Time Dependence of Shear Wavespeeds in Northern Chile Related to the 2014 Mw8.3 Pisagua Earthquake

The 2014 Mw8.3 Pisagua earthquake in northern Chile ruptured an area of about 160 x 70 km on the boundary between the Nazca and South American plates. Taking advantage of the availability of continuously recorded broadband data from the Integrated Plate Boundary Observatory Chile (IPOC) network in northern Chile from three years before to two years after this event, we determined empirical Greens functions (EGFs) from ambient noise to investigate the time dependence of shear wavespeeds throughout the crust in the upper (South American) plate. Daily EGFs are phase-weight stacked over the entire five-year period using an S-transform technique based on that described by Baig et al. (2009). These pilot stacks are then interferometrically compared to similarly stacked subsets over shorter time windows varying from one month to five days.

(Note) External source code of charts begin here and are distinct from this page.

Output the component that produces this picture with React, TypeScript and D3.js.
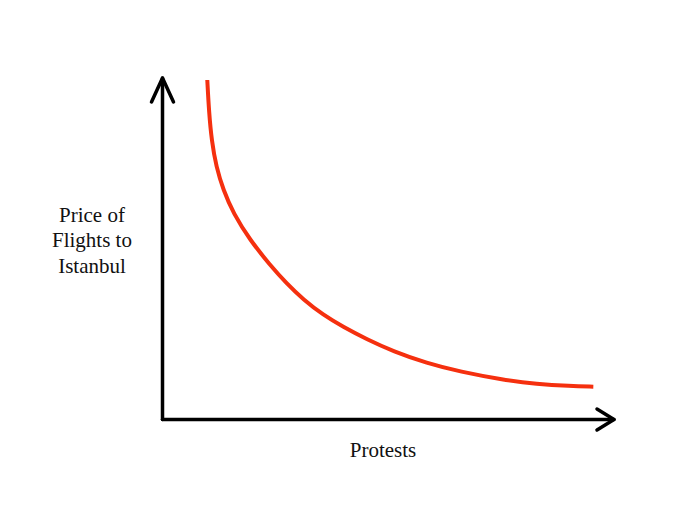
import React from "react";
import * as d3 from "d3";

const curveX = [9.92, 10.3, 10.9, 11.9, 13.47, 15.68, 19.38, 23.81, 27.51, 31.18, 35.61, 40.04, 45.23, 51.12, 58.52, 65.89, 75.48, 82.88, 90.25, 95.42];
const curveY = [99.41, 90.0, 81.5, 74.0, 67.2, 60.38, 52.56, 45.23, 39.82, 35.14, 30.6, 27.1, 23.5, 19.95, 16.5, 14.0, 11.6, 10.4, 9.8, 9.6];
const yLabelLines = ["Price of", "Flights to", "Istanbul"];
const xLabel = "Protests";

export default function App() {
  const W = 700, H = 525;
  const x = d3.scaleLinear().domain([0, 100]).range([162.5, 614]);
  const y = d3.scaleLinear().domain([0, 100]).range([419.5, 78]);
  const pts: [number, number][] = curveX.map((v, i) => [v, curveY[i]]);
  const line = d3
    .line<[number, number]>()
    .x((d) => x(d[0]))
    .y((d) => y(d[1]))
    .curve(d3.curveBasis);
  const x0 = x(0), y0 = y(0), yTop = y(100), xEnd = x(100);
  const font = "'Liberation Serif', 'Times New Roman', serif";
  return (
    <svg
      width={W}
      height={H}
      style={{ position: "absolute", left: 0, top: 0, background: "#fff" }}
    >
      <rect width={W} height={H} fill="#fff" />
      <g stroke="#000" strokeWidth={3.5} fill="none" strokeLinecap="round" strokeLinejoin="round">
        <line x1={x0} y1={y0} x2={x0} y2={yTop} />
        <line x1={x0} y1={y0} x2={xEnd} y2={y0} />
        <polyline points={`${x0 - 11},${yTop + 24} ${x0},${yTop} ${x0 + 11},${yTop + 24}`} />
        <polyline points={`${xEnd - 17},${y0 - 10.5} ${xEnd},${y0} ${xEnd - 17},${y0 + 10.5}`} />
      </g>
      <path d={line(pts) || ""} fill="none" stroke="#f5300f" strokeWidth={4} strokeLinecap="butt" />
      <g fontFamily={font} fontSize={21} fill="#111" textAnchor="middle">
        {yLabelLines.map((t, i) => (
          <text key={t} x={92} y={221.5 + i * 25.5}>
            {t}
          </text>
        ))}
        <text x={383} y={456.5}>
          {xLabel}
        </text>
      </g>
    </svg>
  );
}
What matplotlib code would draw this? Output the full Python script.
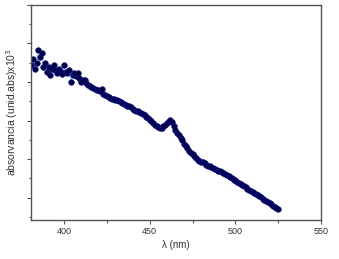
import matplotlib
matplotlib.use("Agg")
import matplotlib.pyplot as plt
from matplotlib.ticker import MultipleLocator, NullFormatter

plt.rcParams["font.family"] = ["Liberation Sans", "DejaVu Sans"]

# wavelength (nm), one point per nm
wavelength = list(range(381, 526))
# absorbance (arbitrary units x10^3)
absorbance = [
    8.90, 9.20, 8.70, 9.00, 9.65, 9.30, 9.50, 8.80, 9.00, 8.50,
    8.80, 8.35, 8.70, 8.90, 8.60, 8.45, 8.70, 8.50, 8.40, 8.90,
    8.50, 8.45, 8.60, 8.00, 8.35, 8.45, 8.30, 8.45, 8.20, 8.00,
    8.10, 8.10, 7.95,
    7.84, 7.80, 7.72, 7.68, 7.64, 7.60, 7.57, 7.55, 7.62, 7.38,
    7.32, 7.27, 7.21, 7.17, 7.14, 7.11, 7.08, 7.05, 7.00, 6.96,
    6.92, 6.88, 6.83, 6.78, 6.73, 6.68, 6.62, 6.56, 6.52, 6.48,
    6.45, 6.41, 6.35, 6.28, 6.21, 6.13, 6.05, 5.96, 5.86, 5.77,
    5.70, 5.64, 5.61, 5.63, 5.70, 5.78, 5.88, 5.98, 6.02, 5.92,
    5.72, 5.52, 5.38, 5.24, 5.09, 4.97, 4.78, 4.68, 4.56, 4.42,
    4.33, 4.24, 4.14, 4.06, 3.97, 3.88, 3.84, 3.86, 3.78, 3.71,
    3.66, 3.62, 3.58, 3.54, 3.50, 3.45, 3.40, 3.36, 3.31, 3.27,
    3.22, 3.18, 3.13, 3.06, 3.00, 2.94, 2.89, 2.83, 2.77, 2.71,
    2.65, 2.59, 2.53, 2.47, 2.42, 2.37, 2.31, 2.25, 2.19, 2.13,
    2.07, 2.01, 1.95, 1.89, 1.84, 1.78, 1.72, 1.66, 1.59, 1.53,
    1.47, 1.41,
]
x_ticks = [400, 450, 500, 550]

fig = plt.figure(figsize=(3.39, 2.59), dpi=100)
ax = fig.add_axes([0.0914, 0.1506, 0.8556, 0.8304])

ax.plot(wavelength, absorbance, color="#7fd0d0", lw=0.6, zorder=1)
ax.plot(wavelength, absorbance, ls="none", marker="o", ms=4.0,
        mfc="#000040", mec="#10108a", mew=0.5, zorder=2)

ax.set_xlim(380.7, 550)
ax.set_ylim(0.84, 12)
ax.set_xticks(x_ticks)
ax.xaxis.set_minor_locator(MultipleLocator(25))
ax.yaxis.set_major_locator(MultipleLocator(2))
ax.yaxis.set_minor_locator(MultipleLocator(1))
ax.yaxis.set_major_formatter(NullFormatter())

for s in ax.spines.values():
    s.set_color("#555555")
    s.set_linewidth(1.0)
ax.tick_params(which="major", direction="out", length=3, width=0.8,
               color="#555555", labelsize=6.5, labelcolor="#333333", pad=2)
ax.tick_params(which="minor", direction="out", length=1.8, width=0.8, color="#555555")

ax.set_xlabel("\u03bb (nm)", fontsize=7, color="#333333", labelpad=3)
ax.set_ylabel("absorvancia (unid.abs)x10$^3$", fontsize=7.5, color="#333333", labelpad=3)

fig.savefig("out.png", dpi=100)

Instead of analyzing the slope of the phase spectrum within moving windows as is usually done, we determine differences in phase velocity using the vertical component of fundamental mode Rayleigh waves by comparing the phase of the spectra of the EGFs within the time window expected for the wave train. Preliminary results show that such an approach can detect variations in phase velocity on the order of 0.1%. These variations can then be used in an inversion scheme to map the corresponding location and change in the shear wavespeeds within the crust of northern Chile relative to a background model.